Ultrashort Laser Pulses Reduce Off-Target Effects of Radiotherapy

Researchers from the Tata Institute of Fundamental Research in India have developed an innovative technique to cause DNA damage in a controlled manner. Short, intense pulses of laser light can be directed to a therapeutic target without damaging the surrounding area. The findings were published in the journal Scientific Reports.

Radiotherapy is a treatment that uses ionizing radiation against a target of interest, commonly cancer cells, to reduce the number -or contain the spread- of malignant cells. These radiations damage the DNA and lead to cell death. Some techniques diminish the amount of radiation received by healthy tissues: several beams can be directed to the tumor from different angles, concentrating the effect at the desired point while not affecting the healthy tissues to the same extent. However, it is always necessary to irradiate a portion of healthy tissue around the cancer cells, due to internal motion and other factors that make uncertain the exact position of the target.

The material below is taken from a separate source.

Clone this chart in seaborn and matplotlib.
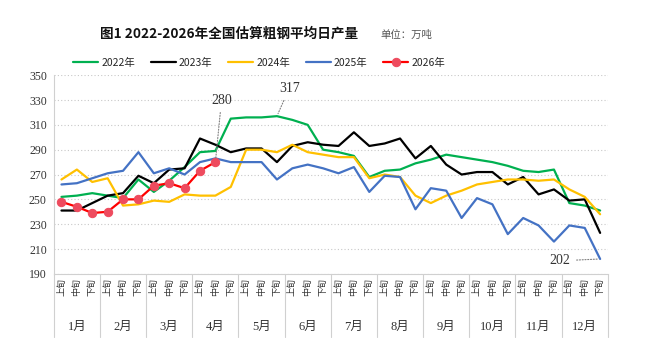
import pandas as pd
import seaborn as sns
import matplotlib.pyplot as plt

# ten-day periods: 上旬/中旬/下旬 for each month
months = [f"{m}月" for m in range(1, 13)]
periods = ["上旬", "中旬", "下旬"]
tick_labels = periods * 12

y2022 = [252, 253, 255, 253, 251, 266, 256, 265, 276, 288, 289, 315,
         316, 316, 317, 314, 310, 290, 288, 285, 268, 273, 274, 279,
         282, 286, 284, 282, 280, 277, 273, 272, 274, 247, 245, 241]
y2023 = [241, 241, 247, 253, 255, 269, 263, 274, 275, 299, 294, 288,
         291, 291, 280, 293, 296, 294, 293, 304, 293, 295, 299, 283,
         293, 278, 270, 272, 272, 262, 268, 254, 258, 249, 250, 223]
y2024 = [266, 274, 264, 267, 245, 246, 249, 248, 254, 253, 253, 260,
         290, 290, 288, 294, 288, 286, 284, 284, 267, 270, 268, 253,
         247, 253, 257, 262, 264, 266, 266, 265, 266, 258, 252, 238]
y2025 = [262, 263, 267, 271, 273, 288, 271, 275, 270, 280, 283, 280,
         280, 280, 266, 275, 278, 275, 271, 276, 256, 269, 268, 242,
         259, 257, 235, 251, 246, 222, 235, 229, 216, 229, 227, 202]
y2026 = [248, 244, 239, 240, 250, 250, 261, 263, 259, 273, 280]

series = {
    "2022年": (y2022, "#00B050"),
    "2023年": (y2023, "#000000"),
    "2024年": (y2024, "#FFC000"),
    "2025年": (y2025, "#4472C4"),
}

sns.set_style("white")
plt.rcParams["font.family"] = ["Noto Sans CJK SC", "DejaVu Sans"]
serif = ["Liberation Serif", "Noto Sans CJK SC"]

fig = plt.figure(figsize=(6.48, 3.58), dpi=100)
ax = fig.add_axes([0.083, 0.235, 0.855, 0.555])

for name, (vals, color) in series.items():
    df = pd.DataFrame({"x": range(len(vals)), "y": vals})
    sns.lineplot(data=df, x="x", y="y", ax=ax, color=color, linewidth=1.6,
                 label=name)
df26 = pd.DataFrame({"x": range(len(y2026)), "y": y2026})
sns.lineplot(data=df26, x="x", y="y", ax=ax, color="#FF0000", linewidth=1.6,
             marker="o", markersize=6, markerfacecolor="#EE4B5E",
             markeredgecolor="#EE4B5E", label="2026年")

ax.set_xlim(-0.5, 35.5)
ax.set_ylim(190, 350)
ax.set_yticks(range(190, 351, 20))
ax.set_yticklabels([str(v) for v in range(190, 351, 20)], family=serif,
                   fontsize=8.5, color="#333333")
ax.set_xticks(range(36))
ax.set_xticklabels(tick_labels, rotation=90, fontsize=6.5, color="#333333")
ax.set_xticks([i - 0.5 for i in range(37)], minor=True)
ax.tick_params(axis="x", which="major", length=0, pad=3)
ax.tick_params(axis="x", which="minor", length=3, color="#bfbfbf")
ax.tick_params(axis="y", length=3, color="#bfbfbf", pad=2)
ax.set_xlabel("")
ax.set_ylabel("")

ax.yaxis.grid(True, linestyle=(0, (1, 2)), color="#c8c8c8", linewidth=0.8)
for s in ["top", "right"]:
    ax.spines[s].set_visible(False)
for s in ["left", "bottom"]:
    ax.spines[s].set_color("#d0d0d0")

# month labels and separators under the period labels
trans = ax.get_xaxis_transform()
for m in range(13):
    ax.plot([3 * m - 0.5, 3 * m - 0.5], [0, -0.32], transform=trans,
            color="#d0d0d0", linewidth=0.8, clip_on=False)
for m, lab in enumerate(months):
    ax.text(3 * m + 1, -0.265, lab, transform=trans, ha="center", va="center",
            family=serif, fontsize=9, color="#333333")

# callouts
arrow = dict(arrowstyle="-", linestyle=(0, (1, 1.5)), color="#808080", lw=0.8)
ax.annotate("280", xy=(10, 280), xytext=(10.4, 330), ha="center", va="center",
            family=serif, fontsize=10, color="#333333", arrowprops=arrow)
ax.annotate("317", xy=(14, 317), xytext=(14.8, 339.5), ha="center",
            va="center", family=serif, fontsize=10, color="#333333",
            arrowprops=arrow)
ax.annotate("202", xy=(35, 202), xytext=(32.4, 200.5), ha="center",
            va="center", family=serif, fontsize=10, color="#333333",
            arrowprops=arrow)

ax.legend(loc="center", bbox_to_anchor=(0.40, 0.824),
          bbox_transform=fig.transFigure, ncol=5, frameon=False, fontsize=7.5,
          handlelength=2.4, columnspacing=1.5, handletextpad=0.3)

fig.text(0.354, 0.905, "图1 2022-2026年全国估算粗钢平均日产量", ha="center",
         va="center", fontsize=9.8, fontweight="bold", color="#111111")
fig.text(0.587, 0.903, "单位：万吨", ha="left", va="center", fontsize=7.5,
         color="#555555")

fig.savefig("out.png", dpi=100)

A more precise delimitation of the irradiated area

The researchers at TIFR Mumbai decided to try the effect of high-intensity femtosecond laser pulses on DNA. The beams ionize the water molecules surrounding the DNA, giving rise to low energy electrons and OH radicals that generate DNA breaks. Professor Deepak Mathur’s team experimented with different conditions of laser energy and focusing, and concluded that the numerical aperture of the focusing lens delimitates two regimes of DNA damage. The discovery allows to fine-tune the extent of damage inflicted by just manipulating an optical parameter.

The ability of ultrashort laser pulses allow to confine the radiation to smaller areas (125 μm3) and thus reduce off-target effects might foster new clinical practices in cancer treatment.